WORK INSTRUCTIONS
Images are not part of the copy; transcribe all the data exactly.

# THE DATA start

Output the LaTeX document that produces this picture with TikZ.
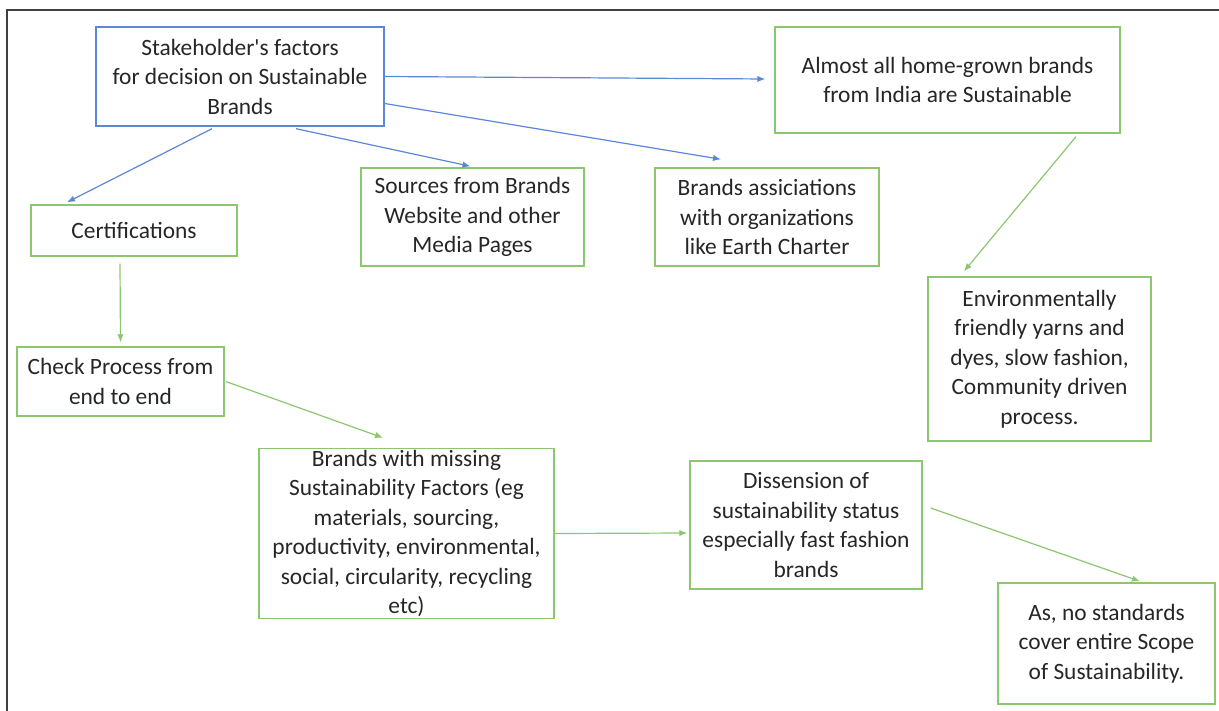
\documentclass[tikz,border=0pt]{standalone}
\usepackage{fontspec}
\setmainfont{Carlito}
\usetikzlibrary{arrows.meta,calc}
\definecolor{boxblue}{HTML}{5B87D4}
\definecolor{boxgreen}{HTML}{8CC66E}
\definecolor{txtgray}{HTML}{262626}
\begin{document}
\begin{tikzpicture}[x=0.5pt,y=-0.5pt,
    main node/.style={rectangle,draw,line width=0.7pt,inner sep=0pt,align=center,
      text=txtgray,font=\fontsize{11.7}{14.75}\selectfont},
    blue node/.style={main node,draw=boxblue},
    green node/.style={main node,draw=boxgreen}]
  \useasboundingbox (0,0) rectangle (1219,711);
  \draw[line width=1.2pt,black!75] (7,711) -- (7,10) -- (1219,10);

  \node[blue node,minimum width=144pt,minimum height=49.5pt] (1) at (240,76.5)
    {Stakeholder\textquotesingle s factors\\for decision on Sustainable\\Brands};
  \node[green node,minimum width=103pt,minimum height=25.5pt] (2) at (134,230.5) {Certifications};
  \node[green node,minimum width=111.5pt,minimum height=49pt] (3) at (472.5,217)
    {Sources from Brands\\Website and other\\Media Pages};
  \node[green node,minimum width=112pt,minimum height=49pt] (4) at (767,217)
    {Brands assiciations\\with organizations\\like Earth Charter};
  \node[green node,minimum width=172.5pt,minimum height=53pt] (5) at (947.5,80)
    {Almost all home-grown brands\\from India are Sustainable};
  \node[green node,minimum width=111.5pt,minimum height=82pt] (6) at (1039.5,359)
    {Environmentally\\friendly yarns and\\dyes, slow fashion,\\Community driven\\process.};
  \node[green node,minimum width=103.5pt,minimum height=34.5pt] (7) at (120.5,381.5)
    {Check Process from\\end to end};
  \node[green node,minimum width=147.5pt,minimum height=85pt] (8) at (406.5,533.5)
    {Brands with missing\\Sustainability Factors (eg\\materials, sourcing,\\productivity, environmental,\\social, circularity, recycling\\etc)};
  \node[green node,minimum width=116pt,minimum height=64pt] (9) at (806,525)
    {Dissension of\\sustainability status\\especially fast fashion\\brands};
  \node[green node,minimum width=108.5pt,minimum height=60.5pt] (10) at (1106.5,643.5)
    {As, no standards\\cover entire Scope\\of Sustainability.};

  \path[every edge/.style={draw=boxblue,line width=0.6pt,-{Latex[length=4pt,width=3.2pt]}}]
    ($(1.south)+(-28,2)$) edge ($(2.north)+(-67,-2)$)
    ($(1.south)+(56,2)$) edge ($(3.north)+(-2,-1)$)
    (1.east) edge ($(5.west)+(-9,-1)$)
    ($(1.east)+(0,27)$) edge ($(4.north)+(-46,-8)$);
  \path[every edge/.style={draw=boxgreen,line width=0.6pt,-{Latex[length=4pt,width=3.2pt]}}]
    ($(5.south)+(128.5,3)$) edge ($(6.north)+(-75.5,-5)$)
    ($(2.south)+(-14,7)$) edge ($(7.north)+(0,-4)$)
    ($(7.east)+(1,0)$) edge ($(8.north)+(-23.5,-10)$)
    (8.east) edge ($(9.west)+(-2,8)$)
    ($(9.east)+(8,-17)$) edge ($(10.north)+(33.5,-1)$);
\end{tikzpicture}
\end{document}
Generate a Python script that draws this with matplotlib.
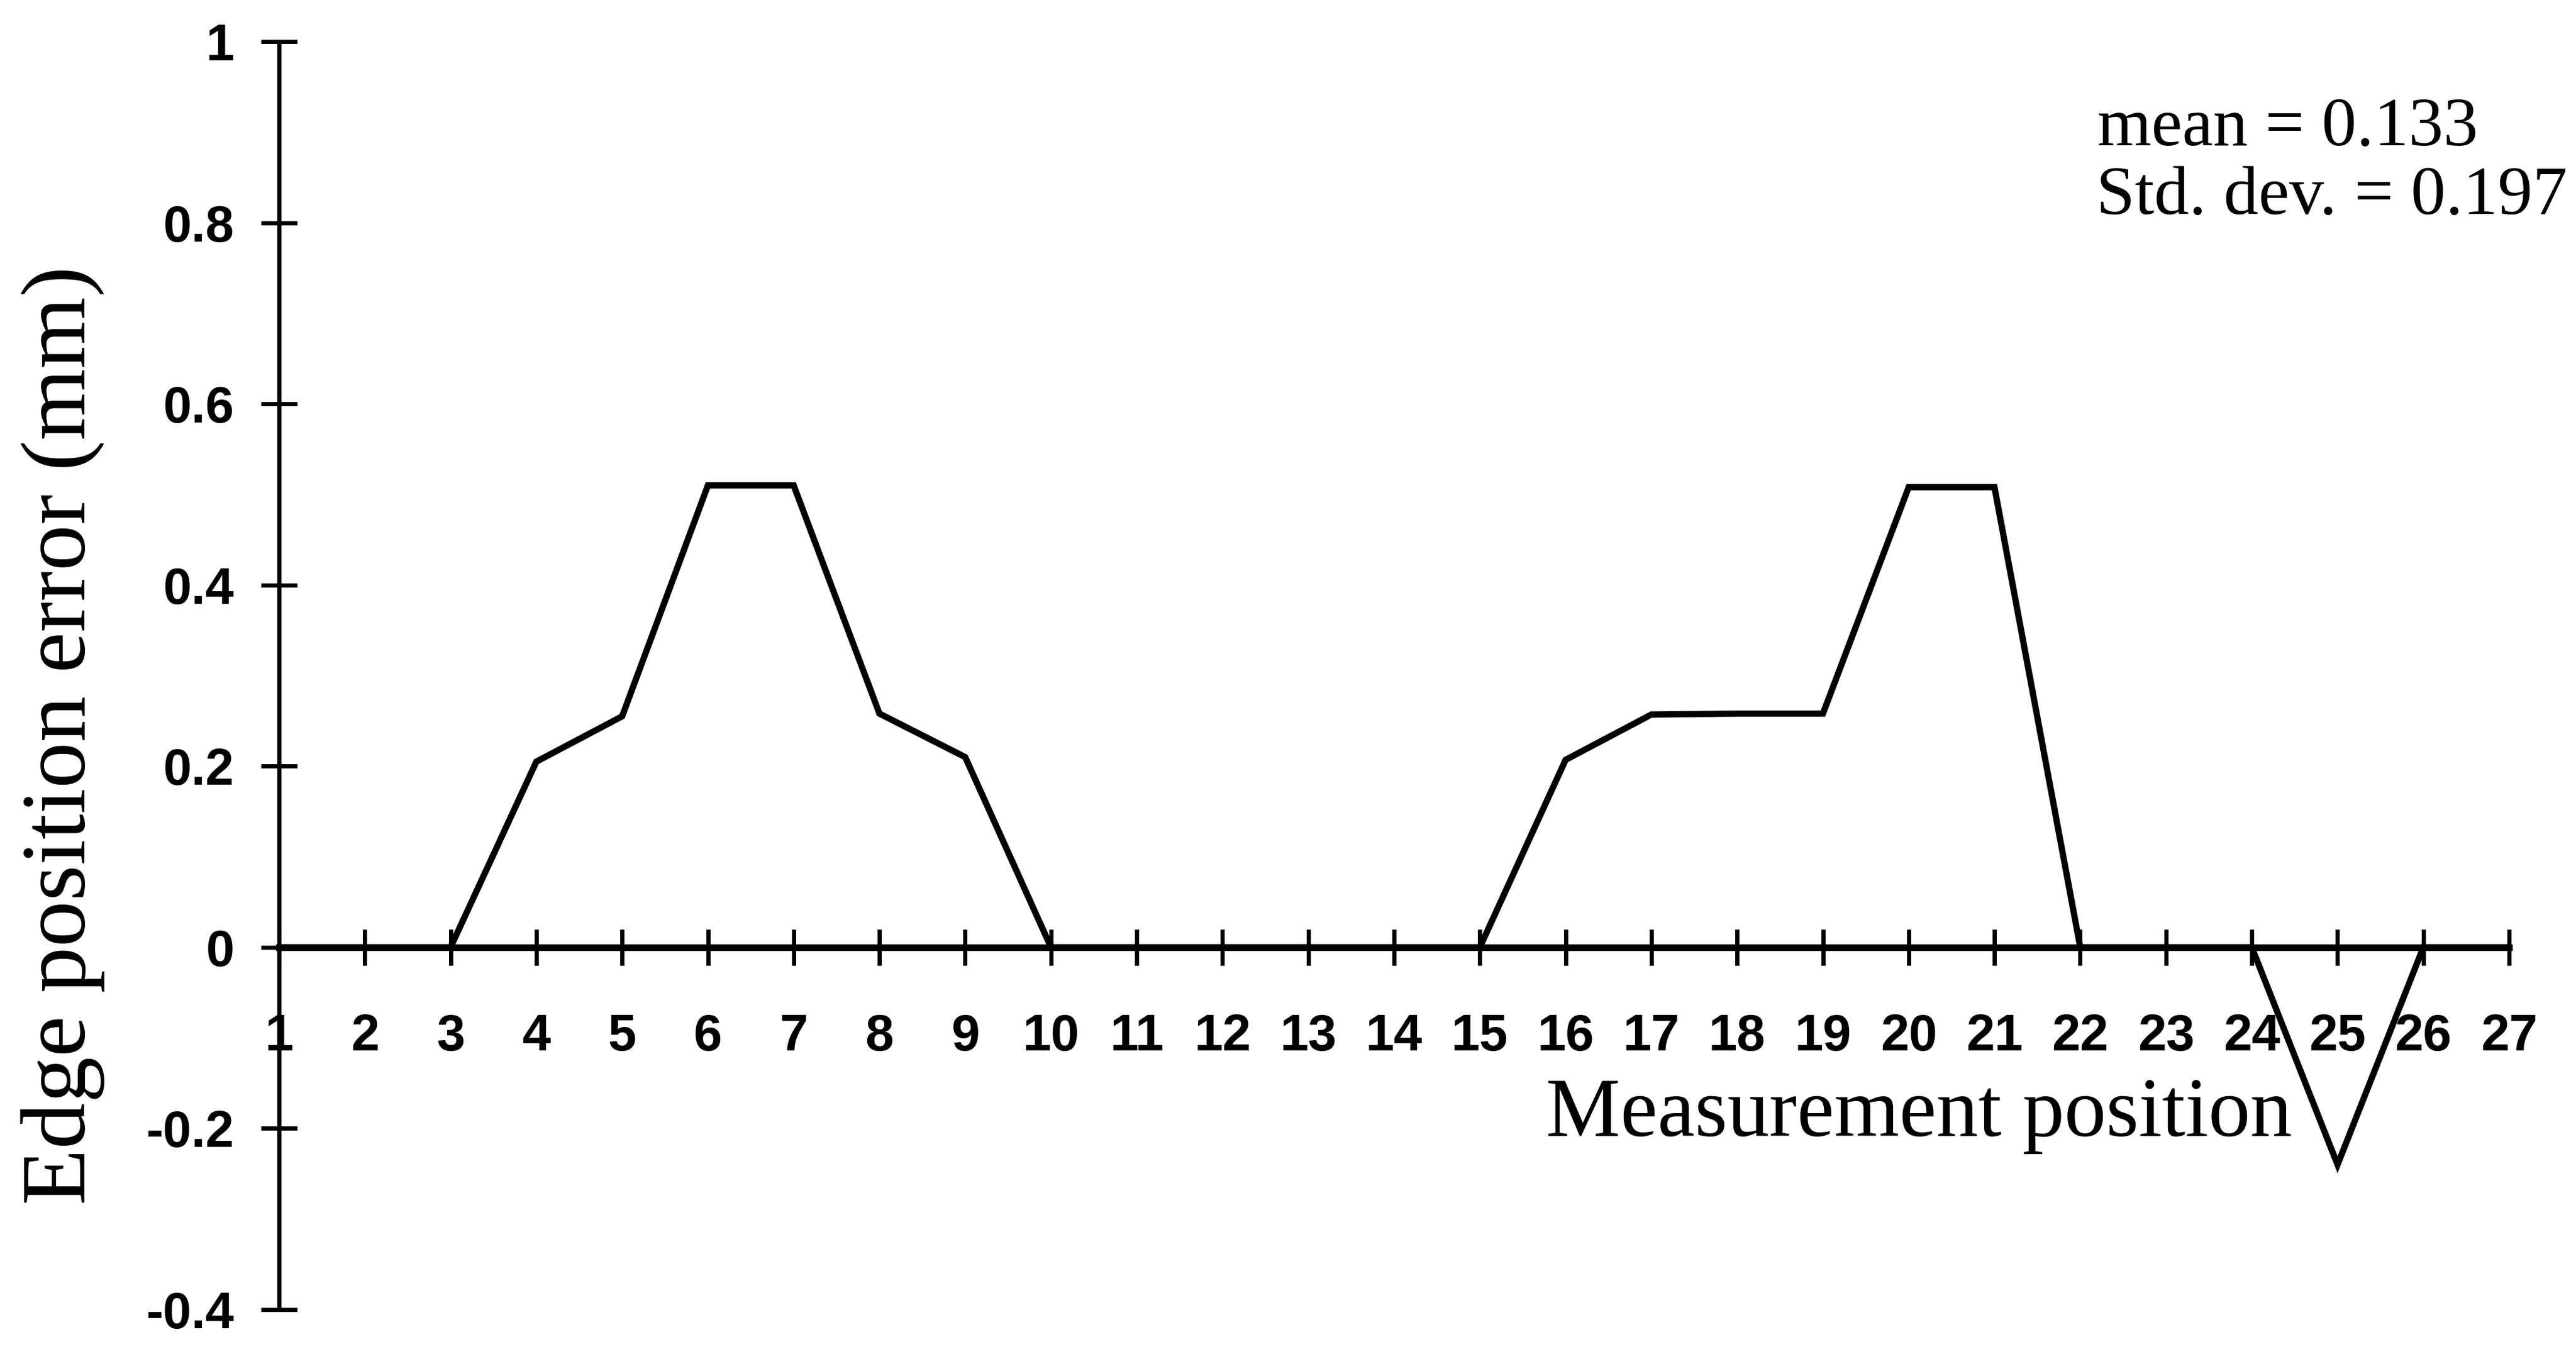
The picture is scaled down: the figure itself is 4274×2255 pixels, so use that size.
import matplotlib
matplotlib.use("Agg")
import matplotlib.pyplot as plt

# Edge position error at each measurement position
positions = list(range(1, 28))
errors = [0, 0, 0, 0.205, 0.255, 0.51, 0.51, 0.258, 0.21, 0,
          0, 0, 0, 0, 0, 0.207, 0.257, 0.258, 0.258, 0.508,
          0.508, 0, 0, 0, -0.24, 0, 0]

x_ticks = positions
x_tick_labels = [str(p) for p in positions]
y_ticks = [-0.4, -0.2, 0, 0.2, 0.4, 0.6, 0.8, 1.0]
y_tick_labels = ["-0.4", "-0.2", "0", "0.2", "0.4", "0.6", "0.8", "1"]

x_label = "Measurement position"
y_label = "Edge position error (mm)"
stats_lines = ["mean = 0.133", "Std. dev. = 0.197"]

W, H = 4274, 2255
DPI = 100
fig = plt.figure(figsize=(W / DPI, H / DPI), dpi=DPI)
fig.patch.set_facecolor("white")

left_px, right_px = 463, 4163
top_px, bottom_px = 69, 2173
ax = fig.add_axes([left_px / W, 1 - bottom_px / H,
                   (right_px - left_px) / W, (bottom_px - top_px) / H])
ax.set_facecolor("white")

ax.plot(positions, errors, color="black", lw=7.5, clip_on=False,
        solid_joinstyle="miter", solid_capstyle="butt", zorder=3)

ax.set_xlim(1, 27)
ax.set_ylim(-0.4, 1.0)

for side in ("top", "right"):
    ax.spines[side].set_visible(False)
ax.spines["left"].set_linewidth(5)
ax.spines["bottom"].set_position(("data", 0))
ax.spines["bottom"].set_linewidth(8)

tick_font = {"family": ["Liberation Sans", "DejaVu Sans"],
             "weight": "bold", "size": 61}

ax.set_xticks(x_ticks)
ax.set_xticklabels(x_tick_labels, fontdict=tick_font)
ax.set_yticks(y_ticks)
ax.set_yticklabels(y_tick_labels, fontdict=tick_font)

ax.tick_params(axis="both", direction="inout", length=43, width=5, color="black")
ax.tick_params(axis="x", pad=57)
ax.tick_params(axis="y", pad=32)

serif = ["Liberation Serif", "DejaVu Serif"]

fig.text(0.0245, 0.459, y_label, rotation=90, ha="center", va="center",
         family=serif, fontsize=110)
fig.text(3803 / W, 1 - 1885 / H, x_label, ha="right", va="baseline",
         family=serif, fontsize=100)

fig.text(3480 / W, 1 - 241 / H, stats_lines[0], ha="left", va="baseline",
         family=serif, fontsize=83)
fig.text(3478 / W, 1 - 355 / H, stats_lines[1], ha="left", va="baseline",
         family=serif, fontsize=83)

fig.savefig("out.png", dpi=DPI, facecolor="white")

# THE DATA end

OUTPUT BELOW
Output the LaTeX document that produces this picture with TikZ.
\documentclass[tikz,border=0pt]{standalone}
\usepackage{fontspec}
\setmainfont{Carlito}
\usetikzlibrary{arrows.meta,calc}
\definecolor{boxblue}{HTML}{5B87D4}
\definecolor{boxgreen}{HTML}{8CC66E}
\definecolor{txtgray}{HTML}{262626}
\begin{document}
\begin{tikzpicture}[x=0.5pt,y=-0.5pt,
    main node/.style={rectangle,draw,line width=0.7pt,inner sep=0pt,align=center,
      text=txtgray,font=\fontsize{11.7}{14.75}\selectfont},
    blue node/.style={main node,draw=boxblue},
    green node/.style={main node,draw=boxgreen}]
  \useasboundingbox (0,0) rectangle (1219,711);
  \draw[line width=1.2pt,black!75] (7,711) -- (7,10) -- (1219,10);

  \node[blue node,minimum width=144pt,minimum height=49.5pt] (1) at (240,76.5)
    {Stakeholder\textquotesingle s factors\\for decision on Sustainable\\Brands};
  \node[green node,minimum width=103pt,minimum height=25.5pt] (2) at (134,230.5) {Certifications};
  \node[green node,minimum width=111.5pt,minimum height=49pt] (3) at (472.5,217)
    {Sources from Brands\\Website and other\\Media Pages};
  \node[green node,minimum width=112pt,minimum height=49pt] (4) at (767,217)
    {Brands assiciations\\with organizations\\like Earth Charter};
  \node[green node,minimum width=172.5pt,minimum height=53pt] (5) at (947.5,80)
    {Almost all home-grown brands\\from India are Sustainable};
  \node[green node,minimum width=111.5pt,minimum height=82pt] (6) at (1039.5,359)
    {Environmentally\\friendly yarns and\\dyes, slow fashion,\\Community driven\\process.};
  \node[green node,minimum width=103.5pt,minimum height=34.5pt] (7) at (120.5,381.5)
    {Check Process from\\end to end};
  \node[green node,minimum width=147.5pt,minimum height=85pt] (8) at (406.5,533.5)
    {Brands with missing\\Sustainability Factors (eg\\materials, sourcing,\\productivity, environmental,\\social, circularity, recycling\\etc)};
  \node[green node,minimum width=116pt,minimum height=64pt] (9) at (806,525)
    {Dissension of\\sustainability status\\especially fast fashion\\brands};
  \node[green node,minimum width=108.5pt,minimum height=60.5pt] (10) at (1106.5,643.5)
    {As, no standards\\cover entire Scope\\of Sustainability.};

  \path[every edge/.style={draw=boxblue,line width=0.6pt,-{Latex[length=4pt,width=3.2pt]}}]
    ($(1.south)+(-28,2)$) edge ($(2.north)+(-67,-2)$)
    ($(1.south)+(56,2)$) edge ($(3.north)+(-2,-1)$)
    (1.east) edge ($(5.west)+(-9,-1)$)
    ($(1.east)+(0,27)$) edge ($(4.north)+(-46,-8)$);
  \path[every edge/.style={draw=boxgreen,line width=0.6pt,-{Latex[length=4pt,width=3.2pt]}}]
    ($(5.south)+(128.5,3)$) edge ($(6.north)+(-75.5,-5)$)
    ($(2.south)+(-14,7)$) edge ($(7.north)+(0,-4)$)
    ($(7.east)+(1,0)$) edge ($(8.north)+(-23.5,-10)$)
    (8.east) edge ($(9.west)+(-2,8)$)
    ($(9.east)+(8,-17)$) edge ($(10.north)+(33.5,-1)$);
\end{tikzpicture}
\end{document}
Generate a Python script that draws this with matplotlib.
The picture is scaled down: the figure itself is 4274×2255 pixels, so use that size.
import matplotlib
matplotlib.use("Agg")
import matplotlib.pyplot as plt

# Edge position error at each measurement position
positions = list(range(1, 28))
errors = [0, 0, 0, 0.205, 0.255, 0.51, 0.51, 0.258, 0.21, 0,
          0, 0, 0, 0, 0, 0.207, 0.257, 0.258, 0.258, 0.508,
          0.508, 0, 0, 0, -0.24, 0, 0]

x_ticks = positions
x_tick_labels = [str(p) for p in positions]
y_ticks = [-0.4, -0.2, 0, 0.2, 0.4, 0.6, 0.8, 1.0]
y_tick_labels = ["-0.4", "-0.2", "0", "0.2", "0.4", "0.6", "0.8", "1"]

x_label = "Measurement position"
y_label = "Edge position error (mm)"
stats_lines = ["mean = 0.133", "Std. dev. = 0.197"]

W, H = 4274, 2255
DPI = 100
fig = plt.figure(figsize=(W / DPI, H / DPI), dpi=DPI)
fig.patch.set_facecolor("white")

left_px, right_px = 463, 4163
top_px, bottom_px = 69, 2173
ax = fig.add_axes([left_px / W, 1 - bottom_px / H,
                   (right_px - left_px) / W, (bottom_px - top_px) / H])
ax.set_facecolor("white")

ax.plot(positions, errors, color="black", lw=7.5, clip_on=False,
        solid_joinstyle="miter", solid_capstyle="butt", zorder=3)

ax.set_xlim(1, 27)
ax.set_ylim(-0.4, 1.0)

for side in ("top", "right"):
    ax.spines[side].set_visible(False)
ax.spines["left"].set_linewidth(5)
ax.spines["bottom"].set_position(("data", 0))
ax.spines["bottom"].set_linewidth(8)

tick_font = {"family": ["Liberation Sans", "DejaVu Sans"],
             "weight": "bold", "size": 61}

ax.set_xticks(x_ticks)
ax.set_xticklabels(x_tick_labels, fontdict=tick_font)
ax.set_yticks(y_ticks)
ax.set_yticklabels(y_tick_labels, fontdict=tick_font)

ax.tick_params(axis="both", direction="inout", length=43, width=5, color="black")
ax.tick_params(axis="x", pad=57)
ax.tick_params(axis="y", pad=32)

serif = ["Liberation Serif", "DejaVu Serif"]

fig.text(0.0245, 0.459, y_label, rotation=90, ha="center", va="center",
         family=serif, fontsize=110)
fig.text(3803 / W, 1 - 1885 / H, x_label, ha="right", va="baseline",
         family=serif, fontsize=100)

fig.text(3480 / W, 1 - 241 / H, stats_lines[0], ha="left", va="baseline",
         family=serif, fontsize=83)
fig.text(3478 / W, 1 - 355 / H, stats_lines[1], ha="left", va="baseline",
         family=serif, fontsize=83)

fig.savefig("out.png", dpi=DPI, facecolor="white")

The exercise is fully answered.